In the case of People v. Acevedo, (2001) 93 Cal.App.4th 757, the court discussed the exclusion of partition ratio evidence where a defendant is charged with violations of V.C. §§23152(a) and (b). The case involved a urine test. The Court discussed the line of cases which have dealt with “ratio” evidence and concluded that the exclusion of partition ration evidence constituted a denial of the Constitutional right of cross-examination. The Acevedo Court discussed People v. Bransford and stated with respect to prior case law:
“The court in Bransford did not disapprove of the above line of cases; it merely found they were no longer applicable when the defendant was charged with violation of Vehicle Code §23152 subdivision (b) and sought to challenge the partition ratios of breath tests.”
After finding that excluding the partition ratio evidence in regard to the subdivision (b) constituted a denial of the right of cross-examination and such denial was prejudicial, the Acevedo Court stated, at page 772, “That Defendant “was also prejudiced as to the driving under the influence count (Veh. Code §23152(a)).”
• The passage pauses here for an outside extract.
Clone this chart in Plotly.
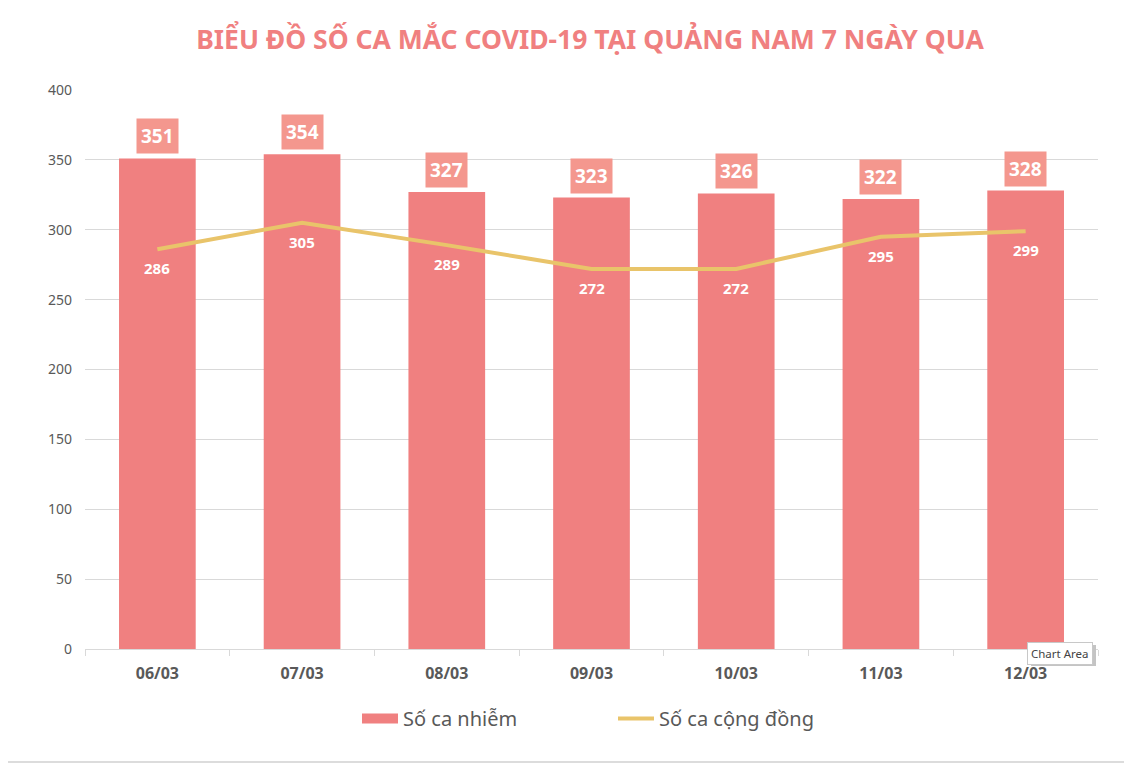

“The Sixth Amendment guarantees the right of an accused in a criminal prosecution to be confronted with the witnesses against him.” Alvarado v. Superior Court (2000) 23 Cal.4th 1121, 1137. The right of confrontation, “means more than being allowed to confront the witness physically.” Id. Indeed, “[t]he main and essential purpose of confrontation is to secure for the opponent the opportunity of cross-examination.” Id. This last right was strengthened by the U.S. Supreme Court in Crawford.
V. THE STATUTORY SCHEME DEALING WITH THE “PRESUMPTION” ALLOWS EVIDENCE TO REBUT THE PRESUME FACT
E.C. §600(a) states that “…a presumption is not evidence.” Further, E.C. §607 dealing with presumptions in a criminal case expressly states that “the defendant need only raise a reasonable doubt as to the existence of the presumed fact (that the jury may, but is not required to, infer that the driver was under the influence if you find that there was a chemical test result of .08% or more within 3 hours of driving).” The use note states in E.C. §607 “that a presumption if rebutted by any evidence that raises a reasonable doubt as to the presumed fact.” “The defendant does not have the burden to disprove of disproof on the presumed fact by a preponderance of the evidence…”
The use note to E.C. §607 refers to E.C. §604. The comment to E.C. §604 states that a presumption “is merely a preliminary assumption in the absence of contrary evidence.” If contrary evidence is introduced that would support a finding of the non-existence of the presumed facts, the trier of fact shall determine the issue “from the evidence and without regard to the presumption.”
The jury instruction fo the “presumption” of a person with a blood alcohol content of .08% or greater being “under the influence” of intoxicating liquor will be requested by the People. The defendant is entitled to raise a “reasonable doubt” as to the existence of the presumed fact. Evidence of partition ratio variability has long been used in this state to rebut this presumption in the §23152(a) context. See People v. Campos 188 Cal.Rptr. 366 (1982). It is clear, under both Acevedo and Hanks, that Bransford does not render this evidence inadmissible to defend against §23152(a) prosecutions.
VI. RATIO EVIDENCE MUST BE ALLOWED
The California Constitution states that all relevant evidence shall be admitted. Partition evidence is relevant to the charge of V.C. 23152(a), driving under the influence. This defendant is entitled to a fair trial. This driver has the constitutional protections of the right to present evidence, right of cross examination, equal protection, and due process of law. An appropriate instruction limiting the ratio evidence to the charge of driving under the influence of alcohol, V.C. 23152(a) can be prepared.